Background and History
American elections are heavily influenced by contributions to candidates from wealthy special interests and their lobbyists, and from well-heeled individuals in general. Full public financing of political campaigns would bar special interest money and private contributions from political campaigns. The result: ownership of elections would be transferred from special interests to the voters. Arizona, Connecticut, and Maine have enacted fair elections laws. Other states are considering them.
The Fair Elections System
Under a Fair Elections system, candidates would agree to stop fundraising once they qualified for fair elections and would receive public funds to run the remainder of their campaigns. This system would be an extension of the current public matching funds program already available in Rhode Island. The playing field would be even, at least financially. Candidates could not use private wealth or donations from the well-heeled to swell their campaign war chests. Candidates would not have to spend time “dialing for dollars” and spend the time talking about important issues with voters.

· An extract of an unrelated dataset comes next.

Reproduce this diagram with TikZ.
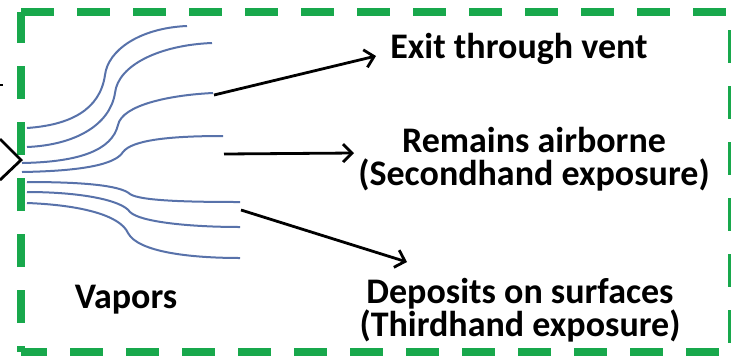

An Assault on Electronic Campaign Finance Reporting
The public can know which special interests elected officials are indebted to only if campaign finance records are completely accessible. Between 2001 and 2006, Common Cause worked to gain passage of legislation mandating that all but the most modest campaigns would file their finance reports electronically and that these reports be published on the website of the State Board of Elections.
This invaluable disclosure tool suffered a setback in 2007, when legislation was filed to eliminate mandatory electronic campaign filing. Common Cause RI worked with legislators to prevent elimination of the requirement by providing additional time for candidates and elected officials to learn the system. In addition, the thresholds were lifted to match national levels for mandatory electronic campaign filing. The governor’s veto was easily overridden on October 30, 2007, by a veto-proof Democratic majorities in both chambers.